Like KIPP (Knowledge is Power), AVID begins with the realization that good teachers cannot help children who are not determined to learn and families who fail to recognize that success requires persistent dedication to learning in the home. This concept permeates every successful program to advance students who are not realizing their potential. And it follows that we in public education must invest way more effort in engaging parents in students in a commitment to success.

Tuesday, May 18, 2010

Unlock the potential of parents and individual student initiative

Good teaching is one key to the vision of graduating all students to excellence. But increasingly, I have become convinced that we must emphasize the role of parents and individual student initiative if we are to realize the vision of graduating all of our students to excellence. For a number of years, I've been disappointed with the ability of public education generally, and here in our own school district, to establish clear, coherent expectations for parents. Much of the comment on public education and the so-called education gap has focused on curriculum and teachers. And that's fine. Teachers represent one of the important legs of the stool upon which a strong educational program must rest. And yet, there seems to be a tremendous amount of evidence that the individual student initiative and parental support are important keys to success.

At varying times, I've argued that public schools need to think about imposing expectations on parents to do more to support teachers and schools. We get great support from most of our parents, but here I'm talking about the students who aren't making it as they should. When I have this conversation with public school people, often they supply a variety of excuses for the parents that aren't stepping up to the plate and doing their part to make sure that their kids are prepared.

The other day I heard that many of our parents these days don't have enough income to buy children's books so that their children can read at home. Look. I have a great respect for the difficulties that families face when they are struggling on very limited budgets. But I'm not buying the alibi that we can't expect every family to have books in the home. Putting eduction first, above everything else, is one of the common things we hear from kids who "beat the odds" and do well despite tremendous economic disadvantages at home. They tell us that the very fact that their parents faced challenges, but made sacrifices for education was exactly the message that set them on the right path. Most every family can find a way to bring home books for their children. I The local imagination library program provides free books to any area child from birth to age six:

Imagination Library is a partnership between United Way of Central Minnesota Success By 6 and the Dollywood Foundation. Children from birth to their fifth birthday can be enrolled in the program as long as their parent/guardian lives in the United Way of Central Minnesota service area. After registering (the first book takes about eight to ten weeks to arrive at your home) the child will receive a new, age-appropriate book sent to them at their home each month until their fifth birthday. The program is offered to families at no cost.

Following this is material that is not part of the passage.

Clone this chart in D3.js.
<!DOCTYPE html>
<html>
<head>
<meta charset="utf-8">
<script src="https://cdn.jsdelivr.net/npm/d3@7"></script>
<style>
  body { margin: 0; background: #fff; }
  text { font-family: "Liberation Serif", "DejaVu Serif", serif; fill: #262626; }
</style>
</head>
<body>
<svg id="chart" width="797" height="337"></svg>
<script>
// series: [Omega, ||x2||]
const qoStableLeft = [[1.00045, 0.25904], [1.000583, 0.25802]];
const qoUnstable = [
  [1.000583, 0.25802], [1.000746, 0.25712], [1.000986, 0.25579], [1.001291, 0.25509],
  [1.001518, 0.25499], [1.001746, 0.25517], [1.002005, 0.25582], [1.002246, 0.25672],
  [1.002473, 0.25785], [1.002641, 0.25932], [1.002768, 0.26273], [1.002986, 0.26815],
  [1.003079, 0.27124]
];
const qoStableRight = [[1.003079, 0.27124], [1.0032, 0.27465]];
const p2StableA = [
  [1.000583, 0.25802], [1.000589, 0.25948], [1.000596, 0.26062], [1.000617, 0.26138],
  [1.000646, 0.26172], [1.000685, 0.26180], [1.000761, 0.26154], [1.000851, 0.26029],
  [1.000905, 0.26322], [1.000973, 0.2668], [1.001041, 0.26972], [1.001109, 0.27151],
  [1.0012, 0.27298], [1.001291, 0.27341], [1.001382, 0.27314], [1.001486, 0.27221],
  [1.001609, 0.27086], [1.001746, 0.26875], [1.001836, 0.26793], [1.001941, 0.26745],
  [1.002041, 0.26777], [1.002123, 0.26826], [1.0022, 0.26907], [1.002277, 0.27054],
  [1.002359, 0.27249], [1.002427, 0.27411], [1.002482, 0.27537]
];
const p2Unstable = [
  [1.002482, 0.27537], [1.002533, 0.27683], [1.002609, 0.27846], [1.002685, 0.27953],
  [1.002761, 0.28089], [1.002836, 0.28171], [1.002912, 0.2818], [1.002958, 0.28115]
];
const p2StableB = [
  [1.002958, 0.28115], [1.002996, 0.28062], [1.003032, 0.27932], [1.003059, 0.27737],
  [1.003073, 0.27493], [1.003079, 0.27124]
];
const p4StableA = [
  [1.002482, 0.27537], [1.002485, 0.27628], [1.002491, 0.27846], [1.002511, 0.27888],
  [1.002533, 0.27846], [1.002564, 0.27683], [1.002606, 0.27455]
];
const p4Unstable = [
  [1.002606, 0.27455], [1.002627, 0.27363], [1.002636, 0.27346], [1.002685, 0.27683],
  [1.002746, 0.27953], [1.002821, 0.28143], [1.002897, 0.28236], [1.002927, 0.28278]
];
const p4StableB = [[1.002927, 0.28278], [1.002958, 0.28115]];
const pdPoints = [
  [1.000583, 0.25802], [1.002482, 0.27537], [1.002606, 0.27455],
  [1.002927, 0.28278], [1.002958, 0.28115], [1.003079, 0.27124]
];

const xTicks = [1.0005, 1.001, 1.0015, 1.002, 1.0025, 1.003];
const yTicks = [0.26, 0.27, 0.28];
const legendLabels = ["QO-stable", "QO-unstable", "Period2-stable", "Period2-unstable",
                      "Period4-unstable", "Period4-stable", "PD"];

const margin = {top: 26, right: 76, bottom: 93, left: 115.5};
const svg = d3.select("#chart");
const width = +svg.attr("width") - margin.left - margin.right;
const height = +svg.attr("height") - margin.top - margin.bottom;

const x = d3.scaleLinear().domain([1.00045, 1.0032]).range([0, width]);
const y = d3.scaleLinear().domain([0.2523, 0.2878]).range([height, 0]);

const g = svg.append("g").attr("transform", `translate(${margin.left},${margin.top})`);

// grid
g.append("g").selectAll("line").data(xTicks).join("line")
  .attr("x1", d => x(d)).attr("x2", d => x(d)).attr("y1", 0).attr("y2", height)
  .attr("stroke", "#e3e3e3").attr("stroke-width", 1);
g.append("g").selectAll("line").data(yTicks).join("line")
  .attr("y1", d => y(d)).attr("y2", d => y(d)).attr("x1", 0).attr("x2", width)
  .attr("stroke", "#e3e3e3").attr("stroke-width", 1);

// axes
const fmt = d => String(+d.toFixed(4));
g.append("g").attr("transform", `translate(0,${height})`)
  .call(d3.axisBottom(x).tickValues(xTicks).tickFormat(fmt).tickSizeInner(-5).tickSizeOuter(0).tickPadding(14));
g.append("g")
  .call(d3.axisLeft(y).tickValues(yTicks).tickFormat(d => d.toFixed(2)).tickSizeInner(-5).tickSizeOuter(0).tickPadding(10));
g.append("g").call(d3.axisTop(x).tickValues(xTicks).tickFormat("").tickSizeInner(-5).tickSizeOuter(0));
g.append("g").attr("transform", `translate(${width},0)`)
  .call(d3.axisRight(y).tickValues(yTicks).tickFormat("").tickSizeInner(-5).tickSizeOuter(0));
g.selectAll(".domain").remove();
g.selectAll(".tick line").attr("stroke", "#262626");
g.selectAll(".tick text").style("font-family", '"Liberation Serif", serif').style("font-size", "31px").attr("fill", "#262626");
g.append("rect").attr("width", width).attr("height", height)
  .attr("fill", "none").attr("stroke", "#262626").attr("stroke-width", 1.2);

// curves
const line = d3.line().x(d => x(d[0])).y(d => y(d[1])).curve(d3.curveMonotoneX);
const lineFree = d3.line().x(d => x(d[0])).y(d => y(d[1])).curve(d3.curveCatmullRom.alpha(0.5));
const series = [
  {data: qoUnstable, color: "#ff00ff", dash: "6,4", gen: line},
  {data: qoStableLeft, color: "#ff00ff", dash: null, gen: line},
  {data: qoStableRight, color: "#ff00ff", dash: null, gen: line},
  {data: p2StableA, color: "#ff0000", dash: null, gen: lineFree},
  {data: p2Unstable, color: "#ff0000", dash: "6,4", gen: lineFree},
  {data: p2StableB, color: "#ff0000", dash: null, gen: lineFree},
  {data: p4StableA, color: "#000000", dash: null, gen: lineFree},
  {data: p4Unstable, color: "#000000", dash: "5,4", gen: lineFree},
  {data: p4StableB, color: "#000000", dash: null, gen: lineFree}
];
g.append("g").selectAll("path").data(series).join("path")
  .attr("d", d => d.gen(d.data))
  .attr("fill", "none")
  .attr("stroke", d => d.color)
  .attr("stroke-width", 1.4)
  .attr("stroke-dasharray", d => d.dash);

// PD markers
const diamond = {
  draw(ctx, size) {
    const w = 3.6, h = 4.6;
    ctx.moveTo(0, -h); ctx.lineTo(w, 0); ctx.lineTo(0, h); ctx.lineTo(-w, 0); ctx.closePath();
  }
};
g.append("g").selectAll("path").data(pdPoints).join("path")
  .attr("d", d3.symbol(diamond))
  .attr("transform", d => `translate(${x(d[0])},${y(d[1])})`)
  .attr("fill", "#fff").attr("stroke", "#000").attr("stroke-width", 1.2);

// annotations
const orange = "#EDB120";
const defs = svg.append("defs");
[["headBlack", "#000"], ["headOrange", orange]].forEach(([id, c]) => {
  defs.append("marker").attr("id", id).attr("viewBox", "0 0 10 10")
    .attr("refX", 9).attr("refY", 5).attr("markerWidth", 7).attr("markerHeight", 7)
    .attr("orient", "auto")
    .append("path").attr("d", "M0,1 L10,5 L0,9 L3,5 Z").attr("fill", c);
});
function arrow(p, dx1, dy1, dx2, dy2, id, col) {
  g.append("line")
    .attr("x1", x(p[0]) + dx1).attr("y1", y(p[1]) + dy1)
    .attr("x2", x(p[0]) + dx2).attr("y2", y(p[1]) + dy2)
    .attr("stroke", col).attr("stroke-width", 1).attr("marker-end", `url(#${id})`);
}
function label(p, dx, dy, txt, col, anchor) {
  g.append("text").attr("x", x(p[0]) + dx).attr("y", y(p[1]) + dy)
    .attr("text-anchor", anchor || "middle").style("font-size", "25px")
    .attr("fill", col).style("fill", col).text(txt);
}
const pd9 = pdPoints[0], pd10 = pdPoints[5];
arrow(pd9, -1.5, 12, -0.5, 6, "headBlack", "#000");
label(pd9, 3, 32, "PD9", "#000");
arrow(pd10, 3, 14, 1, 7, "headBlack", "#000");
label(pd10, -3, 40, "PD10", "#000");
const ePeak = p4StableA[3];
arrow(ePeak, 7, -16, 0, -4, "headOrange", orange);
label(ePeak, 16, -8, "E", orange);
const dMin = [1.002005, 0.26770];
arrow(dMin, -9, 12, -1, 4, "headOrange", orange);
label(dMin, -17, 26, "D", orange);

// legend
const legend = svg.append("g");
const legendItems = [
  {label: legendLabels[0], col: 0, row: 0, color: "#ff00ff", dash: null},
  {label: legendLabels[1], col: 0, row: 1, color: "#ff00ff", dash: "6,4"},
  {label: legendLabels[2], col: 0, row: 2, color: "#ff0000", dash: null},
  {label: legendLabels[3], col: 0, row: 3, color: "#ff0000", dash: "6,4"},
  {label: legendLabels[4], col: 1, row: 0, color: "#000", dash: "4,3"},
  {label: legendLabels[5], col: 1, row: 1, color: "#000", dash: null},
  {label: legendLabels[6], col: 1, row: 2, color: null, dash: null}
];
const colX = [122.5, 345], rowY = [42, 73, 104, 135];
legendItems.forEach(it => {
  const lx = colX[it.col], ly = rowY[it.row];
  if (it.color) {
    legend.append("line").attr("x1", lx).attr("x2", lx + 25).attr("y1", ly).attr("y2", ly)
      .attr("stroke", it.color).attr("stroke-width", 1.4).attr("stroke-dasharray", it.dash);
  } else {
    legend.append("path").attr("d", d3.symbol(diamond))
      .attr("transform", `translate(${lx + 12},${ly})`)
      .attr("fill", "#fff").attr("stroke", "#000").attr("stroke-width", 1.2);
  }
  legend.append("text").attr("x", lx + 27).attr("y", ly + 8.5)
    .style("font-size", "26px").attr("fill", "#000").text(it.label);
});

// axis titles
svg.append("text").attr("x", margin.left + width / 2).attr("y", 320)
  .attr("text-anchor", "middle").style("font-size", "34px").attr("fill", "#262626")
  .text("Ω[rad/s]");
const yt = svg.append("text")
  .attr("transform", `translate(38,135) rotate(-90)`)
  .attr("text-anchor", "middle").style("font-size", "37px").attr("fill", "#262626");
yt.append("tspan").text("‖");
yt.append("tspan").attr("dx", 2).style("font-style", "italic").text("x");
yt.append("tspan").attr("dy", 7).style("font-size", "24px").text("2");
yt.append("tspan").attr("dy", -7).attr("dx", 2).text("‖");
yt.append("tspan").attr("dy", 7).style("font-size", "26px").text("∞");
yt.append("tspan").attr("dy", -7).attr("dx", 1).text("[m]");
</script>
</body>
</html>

So poverty is no excuse. When we give parents the poverty alibi for not taking care of their children s crying need to have age appropriate books in the home, we are apologizing for a form of child-abuse--the abuse that destroys a child's opportunity to make reading a lifelong part of her life. When we say that disadvantaged families cannot find a place and time for study, we are enabling and facilitating parental laziness and irresponsibility. We can be sympathetic to families in crisis, to mom's or dads who are pulling down two jobs. Nobody is suggesting that some parents don't have a tough time holding things together. All I am saying is that let's be understanding, sure, but if young people are going to succeed and graduate to excellence, we need to stop giving families a free pass from responsibility.

We can do more as a school district and as a community to set the tone for high expectations to families. The vast majority of parents want their children to do well. But we need to send a consistent message that students do well when parents create the home conditions necessary for success.

One of the programs that is gaining a nationwide reputation for success is KIPP, the Knowledge is Power Program. Its one of those successful programs that is predicated on high expectations for students, parents and teachers, and those high expectations are imposed without exception. Parents and guardians sign the following document when their students are enrolled in KIPP. When I raise this concept, I'm constantly opposed by folks who say, well we can't do this in our schools, because we're open to everyone. I agree we're open to everyone, but we also need to have high expectations for everyone. Its time that public education gets a spine, I believe, and stop using poverty or other factors as an alibi for parents. High expectations begets success. In my next post, I'm going write further about this idea that excellence comes from personal commitment to success and what public schools can do, indeed must do, to convey this fundamental idea that you can't make it in school without a personal commitment to persistence, hard work and discipline. I'll be writing about the AVID program to graduate students to excellence using a philosophy of "Advancement via Individual Determination."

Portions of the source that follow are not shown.